MISSOULA — A second-half Washington run aside, Montana's win over the Huskies on Wednesday night was the most-complete game the Grizzlies have played against a Division I opponent this season.
Strong defense, well-executed offense and stout rebounding helped UM pull off one of its biggest upsets in years, and it should provide a big boost of confidence for the Grizzlies as they host Dickinson State at 4 p.m. Friday as they wind down their non-conference slate and head into Big Sky play.
Montana had played with USC and Georgia for long stretches, but slow starts had ultimately doomed the Grizzlies in those games. Zooming out to an 18-8 lead, UM led for over 32 minutes against Washington and looked like the better team for nearly all of those.
It was a markedly different performance than ones the Grizzlies had given in their four previous games against NCAA teams.
"That was the grit that had been missing," UM head coach Travis DeCuire told KGVO radio following the game. "We were wondering if we had it. Now we know it's there."

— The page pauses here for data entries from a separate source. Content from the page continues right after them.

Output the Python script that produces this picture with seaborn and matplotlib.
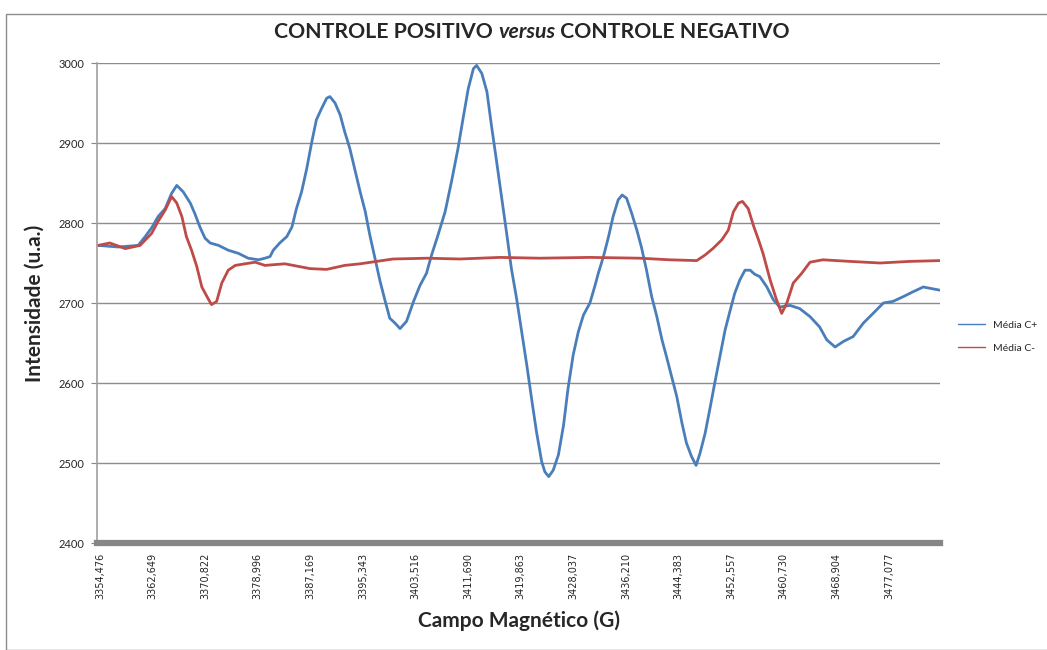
import numpy as np
import pandas as pd
import matplotlib
matplotlib.use('Agg')
import matplotlib.pyplot as plt
from matplotlib.patches import Rectangle
from matplotlib.offsetbox import TextArea, HPacker, AnchoredOffsetbox
import seaborn as sns

#------------------------------------------------------------------------------------------------------------------------------------------------------
# values (field in G, intensity in u.a.)

campo_pos = [3354.2, 3357.3, 3360.4, 3361.5, 3362.5, 3363.5, 3364.6, 3365.6, 3366.4, 3367.4,
             3368.5, 3369.2, 3370.0, 3370.8, 3371.6, 3372.9, 3374.4, 3376.0, 3377.5, 3379.1,
             3380.1, 3380.9, 3381.4, 3382.4, 3383.5, 3384.3, 3385.0, 3385.8, 3386.6, 3387.4,
             3388.1, 3388.9, 3389.7, 3390.2, 3391.0, 3391.8, 3392.5, 3393.3, 3394.1, 3394.9,
             3395.7, 3396.4, 3397.2, 3398.0, 3398.8, 3399.5, 3400.3, 3401.1, 3402.1, 3403.2,
             3404.2, 3405.2, 3406.0, 3407.0, 3408.1, 3409.1, 3410.1, 3410.9, 3411.7, 3412.5,
             3413.0, 3413.8, 3414.6, 3415.3, 3416.1, 3416.9, 3417.7, 3418.4, 3419.2, 3420.0,
             3420.8, 3421.6, 3422.3, 3423.1, 3423.6, 3424.2, 3424.9, 3425.7, 3426.5, 3427.2,
             3428.0, 3428.8, 3429.6, 3430.6, 3431.4, 3431.9, 3432.7, 3433.5, 3434.2, 3435.0,
             3435.6, 3436.3, 3437.1, 3437.9, 3438.6, 3439.4, 3440.2, 3441.0, 3441.8, 3442.5,
             3443.3, 3444.1, 3444.9, 3445.6, 3446.4, 3447.1, 3447.7, 3448.5, 3449.3, 3450.0,
             3450.8, 3451.6, 3452.4, 3453.1, 3453.9, 3454.7, 3455.5, 3456.2, 3457.0, 3458.1,
             3459.1, 3460.1, 3461.7, 3463.2, 3464.8, 3466.3, 3467.4, 3468.7, 3470.0, 3471.5,
             3473.1, 3474.6, 3476.2, 3477.7, 3479.3, 3480.8, 3482.4, 3483.7, 3485.0]
media_pos = [2772, 2770, 2772, 2783, 2794, 2808, 2818, 2837, 2847, 2839,
             2825, 2812, 2795, 2781, 2775, 2772, 2766, 2762, 2756, 2754,
             2756, 2758, 2766, 2775, 2783, 2795, 2818, 2839, 2868, 2902,
             2929, 2943, 2956, 2958, 2950, 2935, 2914, 2893, 2866, 2839,
             2814, 2785, 2756, 2727, 2702, 2681, 2675, 2668, 2677, 2702,
             2722, 2737, 2760, 2785, 2814, 2852, 2893, 2931, 2968, 2993,
             2997, 2987, 2964, 2922, 2877, 2831, 2785, 2743, 2706, 2664,
             2622, 2577, 2539, 2502, 2489, 2483, 2491, 2510, 2547, 2593,
             2635, 2664, 2685, 2700, 2722, 2737, 2758, 2783, 2808, 2829,
             2835, 2831, 2812, 2791, 2770, 2741, 2708, 2683, 2654, 2633,
             2608, 2583, 2550, 2525, 2508, 2497, 2512, 2537, 2570, 2600,
             2633, 2666, 2691, 2712, 2729, 2741, 2741, 2736, 2733, 2720,
             2704, 2695, 2697, 2693, 2683, 2670, 2654, 2645, 2652, 2658,
             2675, 2687, 2700, 2702, 2708, 2714, 2720, 2718, 2716]

campo_neg = [3354.2, 3356.0, 3358.4, 3360.7, 3362.5, 3363.5, 3364.6, 3365.6, 3366.4, 3367.2,
             3367.9, 3368.7, 3369.5, 3370.3, 3371.1, 3371.8, 3372.6, 3373.4, 3374.4, 3375.5,
             3377.0, 3378.6, 3380.1, 3383.2, 3387.1, 3389.7, 3392.5, 3394.9, 3400.0, 3405.3,
             3410.4, 3416.6, 3422.8, 3430.6, 3438.4, 3443.0, 3447.2, 3448.5, 3449.7, 3451.1,
             3452.1, 3452.9, 3453.7, 3454.3, 3455.2, 3456.0, 3456.8, 3457.5, 3458.6, 3459.6,
             3460.4, 3461.2, 3462.2, 3463.5, 3464.8, 3466.8, 3471.0, 3475.7, 3480.3, 3485.0]
media_neg = [2772, 2775, 2768, 2772, 2787, 2802, 2816, 2833, 2825, 2808,
             2783, 2766, 2746, 2720, 2708, 2698, 2702, 2725, 2741, 2747,
             2749, 2751, 2747, 2749, 2743, 2742, 2747, 2749, 2755, 2756,
             2755, 2757, 2756, 2757, 2756, 2754, 2753, 2760, 2768, 2779,
             2791, 2814, 2825, 2827, 2818, 2797, 2779, 2762, 2729, 2704,
             2687, 2700, 2725, 2737, 2751, 2754, 2752, 2750, 2752, 2753]

series = ['Média C+', 'Média C-']
colors = ['#4A7EBB', '#BE4B48']

x_labels = ['3354,476', '3362,649', '3370,822', '3378,996', '3387,169', '3395,343',
            '3403,516', '3411,690', '3419,863', '3428,037', '3436,210', '3444,383',
            '3452,557', '3460,730', '3468,904', '3477,077']
y_ticks = [2400, 2500, 2600, 2700, 2800, 2900, 3000]

#------------------------------------------------------------------------------------------------------------------------------------------------------

df = pd.concat([
    pd.DataFrame({'campo': campo_pos, 'intensidade': media_pos, 'serie': series[0]}),
    pd.DataFrame({'campo': campo_neg, 'intensidade': media_neg, 'serie': series[1]}),
])

sns.set_style('white')
plt.rcParams['font.family'] = ['Lato', 'DejaVu Sans']

fig = plt.figure(figsize=(10.47, 6.5), dpi=100)
ax = fig.add_axes([97 / 1047, 1 - 543 / 650, 843 / 1047, 480 / 650])

sns.lineplot(data=df, x='campo', y='intensidade', hue='serie', palette=colors,
             estimator=None, sort=False, linewidth=2.0, ax=ax)

ax.set_xlim(3354.01, 3485.0)
ax.set_ylim(2400, 3000)
ax.set_yticks(y_ticks)
ax.set_yticklabels([str(v) for v in y_ticks], fontsize=8)
ax.set_xticks([float(s.replace(',', '.')) for s in x_labels])
ax.set_xticklabels(x_labels, rotation=90, fontsize=7, family='DejaVu Sans')
ax.tick_params(axis='x', length=0, pad=7)
ax.tick_params(axis='y', length=4, color='#868686', direction='out', left=True, pad=5)

ax.grid(axis='y', color='#8C8C8C', linewidth=1.0)
ax.set_axisbelow(True)
for s in ['top', 'right']:
    ax.spines[s].set_visible(False)
ax.spines['left'].set_color('#A0A0A0')
ax.spines['left'].set_linewidth(1.2)
ax.spines['bottom'].set_color('#868686')
ax.spines['bottom'].set_linewidth(4.5)

# title with "versus" in bold italic
tkw = dict(fontsize=15.3, fontweight='bold', family='Lato')
parts = [TextArea('CONTROLE POSITIVO ', textprops=tkw),
         TextArea('versus', textprops=dict(tkw, style='italic')),
         TextArea(' CONTROLE NEGATIVO', textprops=tkw)]
title_box = AnchoredOffsetbox(loc='center', child=HPacker(children=parts, pad=0, sep=0),
                              bbox_to_anchor=(532 / 1047, 1 - 32 / 650),
                              bbox_transform=fig.transFigure, frameon=False, pad=0)
fig.add_artist(title_box)

ax.set_ylabel('Intensidade (u.a.)', fontsize=15, fontweight='bold', labelpad=10)
ax.set_xlabel('Campo Magnético (G)', fontsize=15, fontweight='bold', labelpad=8)

leg = ax.legend(loc='center left', bbox_to_anchor=(1.01, 0.43), frameon=False,
                fontsize=7.5, handlelength=2.6, labelspacing=1.3)
for line in leg.get_lines():
    line.set_linewidth(1.0)

# chart border
fig.patches.append(Rectangle((6 / 1047, 0), 1, 1 - 14 / 650, transform=fig.transFigure,
                             fill=False, edgecolor='#8C8C8C', linewidth=1.0))

fig.savefig('out.png', dpi=100)
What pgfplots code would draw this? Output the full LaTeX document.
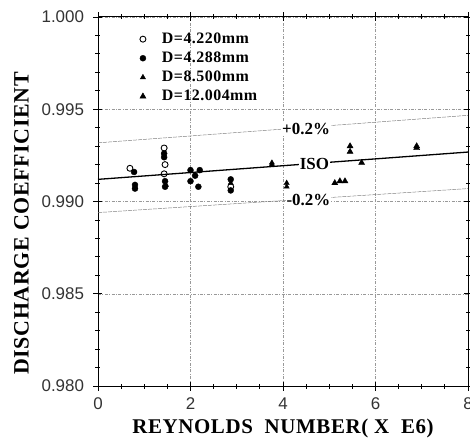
\documentclass[border=0pt]{standalone}
\usepackage{pgfplots}
\pgfplotsset{compat=1.18}
\usepackage{fontspec}
\setmainfont{Liberation Serif}
\setsansfont{Liberation Sans}
\begin{document}
\begin{tikzpicture}[x=1bp,y=1bp]
\useasboundingbox (-98bp,-52bp) rectangle (372bp,386bp);
\begin{axis}[
  at={(0,0)}, anchor=south west,
  scale only axis,
  width=370bp, height=369bp,
  xmin=0, xmax=8, ymin=0.980, ymax=1.000,
  xtick={0,2,4,6,8},
  ytick={0.980,0.985,0.990,0.995,1.000},
  minor x tick num=3,
  minor y tick num=4,
  tick align=center,
  major tick length=9bp,
  minor tick length=5bp,
  every tick/.style={black, line width=0.8pt},
  axis line style={line width=1pt},
  grid=major,
  major grid style={gray!80, line width=0.5pt, dash pattern=on 3bp off 1.5bp on 0.8bp off 1.5bp},
  ticklabel style={font=\sffamily\fontsize{17}{19}\selectfont, text=black!80},
  /pgf/number format/assume math mode=true,
  yticklabel style={xshift=-6bp, /pgf/number format/.cd, fixed, fixed zerofill, precision=3},
  xticklabel style={yshift=-4bp},
  scaled y ticks=false,
  xlabel={REYNOLDS\ \ NUMBER(\ X\ \ E6)},
  ylabel={DISCHARGE COEFFICIENT},
  xlabel style={font=\bfseries\fontsize{21}{23}\selectfont\addfontfeatures{LetterSpace=3}, yshift=-2bp},
  ylabel style={font=\bfseries\fontsize{22}{24}\selectfont\addfontfeatures{LetterSpace=3}, yshift=6bp, xshift=-22bp},
  legend style={at={(0.11,0.965)}, anchor=north west, draw=none, fill=none,
    font=\bfseries\fontsize{16}{17}\selectfont\addfontfeatures{LetterSpace=3},
    row sep=3bp, inner sep=1bp, column sep=14bp},
  legend cell align=left,
  clip=false,
]
% Data series
\addplot[only marks, mark=o, mark size=3bp, black, line width=0.9pt] coordinates {
 (0.69,0.9918) (1.43,0.9929) (1.45,0.9920) (1.43,0.9915) (2.87,0.9908)
};
\addlegendentry{D=4.220mm}
\addplot[only marks, mark=*, mark size=3bp, black] coordinates {
 (0.78,0.9916) (0.80,0.9909) (0.80,0.9907) (1.43,0.9926) (1.43,0.9924)
 (1.45,0.9911) (1.45,0.9908) (2.00,0.9917) (2.20,0.9917) (2.10,0.9914)
 (2.00,0.9911) (2.17,0.9908) (2.87,0.9912) (2.87,0.9906)
};
\addlegendentry{D=4.288mm}
\addplot[only marks, mark=triangle*, mark size=3bp, black] coordinates {
 (1.47,0.9909) (2.87,0.9910) (3.76,0.9921) (3.76,0.9920) (4.08,0.9910) (4.08,0.9908)
};
\addlegendentry{D=8.500mm}
\addplot[only marks, mark=triangle*, mark size=3.5bp, black] coordinates {
 (5.12,0.9910) (5.23,0.9911) (5.34,0.9911) (5.45,0.9930) (5.45,0.9927)
 (5.70,0.9921) (6.89,0.9930) (6.89,0.9929)
};
\addlegendentry{D=12.004mm}
% Reference lines
\addplot[black, line width=1.3pt, forget plot] coordinates {(0,0.99120) (8,0.99268)};
\addplot[gray, line width=0.5pt, dash pattern=on 4bp off 1bp, forget plot] coordinates {(0,0.99318) (8,0.99467)};
\addplot[gray, line width=0.5pt, dash pattern=on 4bp off 1bp, forget plot] coordinates {(0,0.98940) (8,0.99070)};
\node[fill=white, inner sep=1bp, font=\bfseries\fontsize{17}{18}\selectfont] at (axis cs:4.5,0.99395) {+0.2\%};
\node[fill=white, inner sep=1bp, font=\bfseries\fontsize{17}{18}\selectfont] at (axis cs:4.68,0.99205) {ISO};
\node[fill=white, inner sep=1bp, font=\bfseries\fontsize{17}{18}\selectfont] at (axis cs:4.55,0.99010) {-0.2\%};
\end{axis}
\end{tikzpicture}
\end{document}
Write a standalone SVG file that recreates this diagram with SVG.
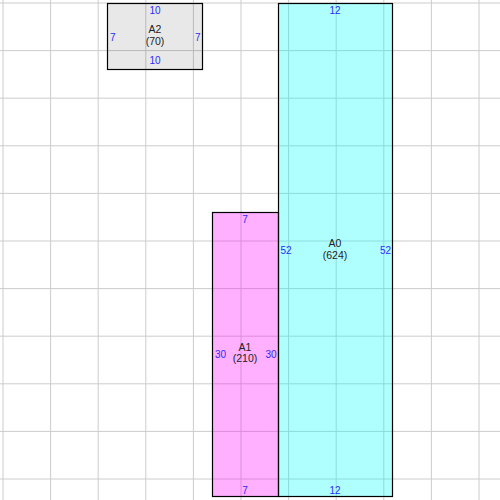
<svg xmlns="http://www.w3.org/2000/svg" width="500" height="500" viewBox="0 0 500 500">
<style>
.grid line{stroke:#cccccc;stroke-width:1}
.box{stroke:#000;stroke-width:1.2}
.num{font-family:"Liberation Sans",Arial,sans-serif;font-size:10px;fill:#2b2bff}
.name{font-family:"Liberation Sans",Arial,sans-serif;font-size:10.5px;fill:#222;text-anchor:middle}
.c{text-anchor:middle}.s{text-anchor:start}.e{text-anchor:end}
</style>
<rect width="500" height="500" fill="#fff"/>
<g class="grid">
<line x1="3" y1="0" x2="3" y2="500"/><line x1="50.6" y1="0" x2="50.6" y2="500"/><line x1="98.2" y1="0" x2="98.2" y2="500"/><line x1="145.8" y1="0" x2="145.8" y2="500"/><line x1="193.4" y1="0" x2="193.4" y2="500"/><line x1="241" y1="0" x2="241" y2="500"/><line x1="288.6" y1="0" x2="288.6" y2="500"/><line x1="336.2" y1="0" x2="336.2" y2="500"/><line x1="383.8" y1="0" x2="383.8" y2="500"/><line x1="431.4" y1="0" x2="431.4" y2="500"/><line x1="479" y1="0" x2="479" y2="500"/>
<line x1="0" y1="3" x2="500" y2="3"/><line x1="0" y1="50.6" x2="500" y2="50.6"/><line x1="0" y1="98.2" x2="500" y2="98.2"/><line x1="0" y1="145.8" x2="500" y2="145.8"/><line x1="0" y1="193.4" x2="500" y2="193.4"/><line x1="0" y1="241" x2="500" y2="241"/><line x1="0" y1="288.6" x2="500" y2="288.6"/><line x1="0" y1="336.2" x2="500" y2="336.2"/><line x1="0" y1="383.8" x2="500" y2="383.8"/><line x1="0" y1="431.4" x2="500" y2="431.4"/><line x1="0" y1="479" x2="500" y2="479"/>
</g>
<g id="connectors"></g>
<g id="A2">
<rect class="box" x="107.5" y="3.5" width="95" height="66" fill="#000" fill-opacity="0.09"/>
<text class="num c" x="155" y="14">10</text>
<text class="num c" x="155" y="64">10</text>
<text class="num s" x="110" y="40.5">7</text>
<text class="num e" x="200.5" y="40.5">7</text>
<text class="name" x="155" y="33">A2</text>
<text class="name" x="155" y="44.5">(70)</text>
</g>
<g id="A1">
<rect class="box" x="212.5" y="212.5" width="66" height="284" fill="#ff00ff" fill-opacity="0.31"/>
<text class="num c" x="245" y="223">7</text>
<text class="num c" x="245" y="494">7</text>
<text class="num s" x="215" y="358">30</text>
<text class="num e" x="276.5" y="358">30</text>
<text class="name" x="245" y="350.5">A1</text>
<text class="name" x="245" y="362">(210)</text>
</g>
<g id="A0">
<rect class="box" x="278.5" y="3.5" width="114" height="493" fill="#00ffff" fill-opacity="0.31"/>
<text class="num c" x="335" y="14">12</text>
<text class="num c" x="335" y="494">12</text>
<text class="num s" x="280.5" y="254">52</text>
<text class="num e" x="391" y="254">52</text>
<text class="name" x="335" y="247">A0</text>
<text class="name" x="335" y="258.5">(624)</text>
</g>
</svg>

There were always going to be and likely still will be growing pains for the 2020-21 iteration of the Montana men's basketball team. That is what happens when your whittled-down rotation includes four players who either were not eligible to play last year or were not on the team.
Michael Steadman was ineligible due to transfer rules, Cameron Parker transferred in over the summer, and Brandon Whitney and Josh Bannan are freshmen.
Those four players accounted for 41 of 66 Grizzly points on Wednesday night in Seattle. Two sophomores — Kyle Owens and Josh Vazquez — supplied the other 15. DJ Carter-Hollinger, another sophomore, rounds out the seven-player rotation DeCuire has settled on.
There are not a lot of entrenched players on the Grizzlies to begin with and even fewer who get minutes. Mack Anderson, a junior, and Freddy Brown, a redshirt sophomore, are the most-tenured players on the team. Neither saw action against Washington.
So, with such a young and untested group — at least untested together — a win against a Pac-12 team means everything.
"We've been hard because we have so many new faces that we don't have the habits of a good basketball team," DeCuire said following the game. "Tonight we played with those habits for the most part."
Those habits include body language and rebounding, two things that UM struggled with earlier in the season. They are also two things the coaching staff has harped on, and well, it seems to have begun to work.
Montana played clean basketball, crashed the boards hard and executed its plays well. All of that has been missing for stretches this season, but again, when two of UM's point guards — Parker and Whitney — were not in Missoula last year, it was going to take some time to work through.
DeCuire was pleased with how the Grizzlies executed offensively against Yellowstone Christian last Saturday, and UM got in some much-needed work against an overmatched opponent it had every expectation of beating. It paid off.
The Grizzlies cause was helped by not dealing with much in the way of foul trouble against Washington as well as sinking the free throws they drew. Those are marks of a good team.
Now, though, comes the tough part for UM — continuing that run. The Grizzlies will obviously be heavily favored against NAIA Dickinson State (though they did fall against an NAIA opponent last year) and then be a heavy underdog when they travel to Arizona.
Following that, they will host Northern Arizona around the new year, which will begin Big Sky play in earnest and be a litmus test for just how far the team has come.
There is still plenty of work for this year's Grizzly roster, but the pieces are beginning to come together. And when that picture is finished, it could be a pretty good basketball team.